[BEGIN Given information]

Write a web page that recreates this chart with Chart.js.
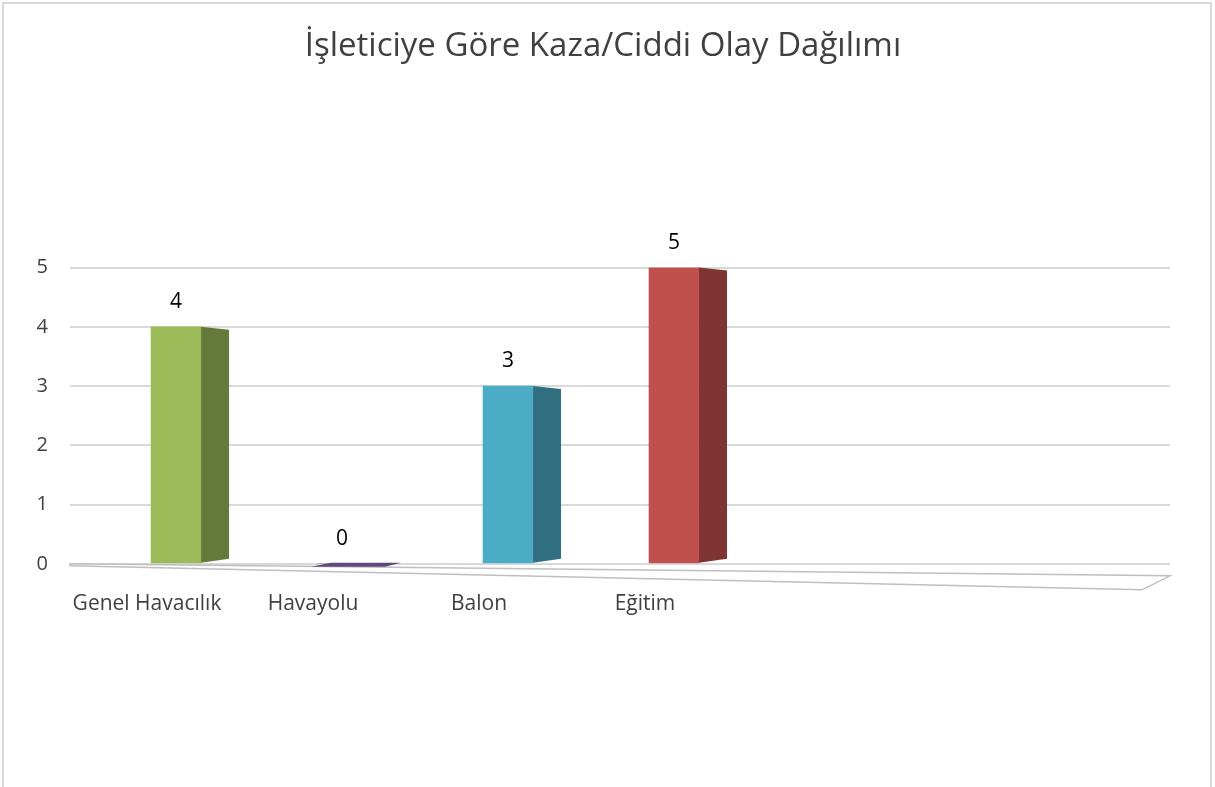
<!DOCTYPE html>
<html>
<head>
<meta charset="utf-8">
<script src="https://cdn.jsdelivr.net/npm/chart.js@4/dist/chart.umd.min.js"></script>
<style>
  html, body { margin: 0; padding: 0; background: #fff; }
  #wrap { position: absolute; left: 0; top: 0; width: 1215px; height: 787px; }
  #frame { position: absolute; left: 2px; top: 2px; width: 1210px; height: 800px; border: 2px solid #d9d9d9; box-sizing: border-box; }
  canvas { position: absolute; left: 0; top: 0; }
</style>
</head>
<body>
<div id="wrap">
  <div id="frame"></div>
  <canvas id="c" width="1215" height="787"></canvas>
</div>
<script>
// ---- data ----
const titleText = 'İşleticiye Göre Kaza/Ciddi Olay Dağılımı';
const categories = ['Genel Havacılık', 'Havayolu', 'Balon', 'Eğitim'];
const values = [4, 0, 3, 5];
const yTicks = [0, 1, 2, 3, 4, 5];
const frontColors = ['#9BBB59', '#8064A2', '#4BACC6', '#C0504D'];
const sideColors = ['#657A3A', '#5F4A7A', '#316F80', '#7E3431'];

const FONT = "'Open Sans', 'Noto Sans', sans-serif";
const DEPTH = 28;

const points = values.map((v, i) => ({ x: i, y: v }));

const bar3d = {
  id: 'bar3d',
  beforeDatasetsDraw(chart) {
    const ctx = chart.ctx;
    const y0 = chart.scales.y.getPixelForValue(0);
    const { left, right } = chart.chartArea;
    ctx.save();
    ctx.strokeStyle = '#bfbfbf';
    ctx.lineWidth = 1.5;
    ctx.fillStyle = '#ffffff';
    ctx.beginPath();
    ctx.moveTo(left, y0);
    ctx.lineTo(right, y0 + 12);
    ctx.lineTo(right - 28, y0 + 26);
    ctx.lineTo(left, y0 + 2);
    ctx.closePath();
    ctx.fill();
    ctx.stroke();
    ctx.restore();
  },
  afterDatasetsDraw(chart) {
    const ctx = chart.ctx;
    const meta = chart.getDatasetMeta(0);
    ctx.save();
    meta.data.forEach((bar, i) => {
      const p = bar.getProps(['x', 'y', 'base', 'width'], true);
      const xr = p.x + p.width / 2;
      const xl = p.x - p.width / 2;
      ctx.fillStyle = sideColors[i];
      if (Math.abs(p.base - p.y) < 1) {
        ctx.beginPath();
        ctx.moveTo(xl - 6, p.base + 3);
        ctx.lineTo(xr + DEPTH - 10, p.base + 3);
        ctx.lineTo(xr + DEPTH + 6, p.base - 1);
        ctx.lineTo(xl + 14, p.base - 1);
        ctx.closePath();
        ctx.fill();
      } else {
        ctx.beginPath();
        ctx.moveTo(xr, p.y);
        ctx.lineTo(xr + DEPTH, p.y + 3);
        ctx.lineTo(xr + DEPTH, p.base - 4);
        ctx.lineTo(xr, p.base);
        ctx.closePath();
        ctx.fill();
      }
      ctx.fillStyle = '#000000';
      ctx.font = '21px ' + FONT;
      ctx.textAlign = 'center';
      ctx.textBaseline = 'middle';
      ctx.fillText(String(values[i]), p.x, p.y - 25);
    });
    ctx.restore();
  }
};

new Chart(document.getElementById('c'), {
  type: 'bar',
  data: {
    datasets: [{
      data: points,
      backgroundColor: frontColors,
      borderWidth: 0,
      barThickness: 50
    }]
  },
  options: {
    responsive: false,
    animation: false,
    events: [],
    layout: { padding: { left: 36, right: 45, top: 0, bottom: 142 } },
    plugins: {
      legend: { display: false },
      tooltip: { enabled: false },
      title: {
        display: true,
        text: titleText,
        color: '#404040',
        font: { family: FONT, size: 33, weight: 'normal' },
        padding: { top: 27, bottom: 201 }
      }
    },
    scales: {
      x: {
        type: 'linear',
        display: false,
        offset: false,
        min: -0.639,
        max: 5.988
      },
      xl: {
        type: 'linear',
        position: 'bottom',
        offset: false,
        min: -0.464,
        max: 6.163,
        grid: { display: false, drawTicks: false, offset: false },
        border: { display: false },
        afterFit: (s) => { s.paddingLeft = 0; s.paddingRight = 0; },
        ticks: {
          stepSize: 1,
          includeBounds: false,
          autoSkip: false,
          maxRotation: 0,
          padding: 28,
          color: '#404040',
          font: { family: FONT, size: 21 },
          callback: (v) => (Number.isInteger(v) && categories[v] !== undefined) ? categories[v] : ''
        }
      },
      y: {
        min: yTicks[0],
        max: yTicks[yTicks.length - 1],
        afterBuildTicks: (scale) => { scale.ticks = yTicks.map(v => ({ value: v })); },
        afterFit: (s) => { s.width = 34; },
        grid: { color: '#d9d9d9', lineWidth: 2, drawTicks: false },
        border: { display: false },
        ticks: {
          padding: 22,
          color: '#404040',
          font: { family: FONT, size: 20 }
        }
      }
    }
  },
  plugins: [bar3d]
});
</script>
</body>
</html>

[END Given information]

* Required work
Restate the material word for word from its first line through the line containing "const points = values.map((v, i)", both included; the pictures do not belong in it.

* Response for this exercise
Write a web page that recreates this chart with Chart.js.
<!DOCTYPE html>
<html>
<head>
<meta charset="utf-8">
<script src="https://cdn.jsdelivr.net/npm/chart.js@4/dist/chart.umd.min.js"></script>
<style>
  html, body { margin: 0; padding: 0; background: #fff; }
  #wrap { position: absolute; left: 0; top: 0; width: 1215px; height: 787px; }
  #frame { position: absolute; left: 2px; top: 2px; width: 1210px; height: 800px; border: 2px solid #d9d9d9; box-sizing: border-box; }
  canvas { position: absolute; left: 0; top: 0; }
</style>
</head>
<body>
<div id="wrap">
  <div id="frame"></div>
  <canvas id="c" width="1215" height="787"></canvas>
</div>
<script>
// ---- data ----
const titleText = 'İşleticiye Göre Kaza/Ciddi Olay Dağılımı';
const categories = ['Genel Havacılık', 'Havayolu', 'Balon', 'Eğitim'];
const values = [4, 0, 3, 5];
const yTicks = [0, 1, 2, 3, 4, 5];
const frontColors = ['#9BBB59', '#8064A2', '#4BACC6', '#C0504D'];
const sideColors = ['#657A3A', '#5F4A7A', '#316F80', '#7E3431'];

const FONT = "'Open Sans', 'Noto Sans', sans-serif";
const DEPTH = 28;

const points = values.map((v, i) => ({ x: i, y: v }));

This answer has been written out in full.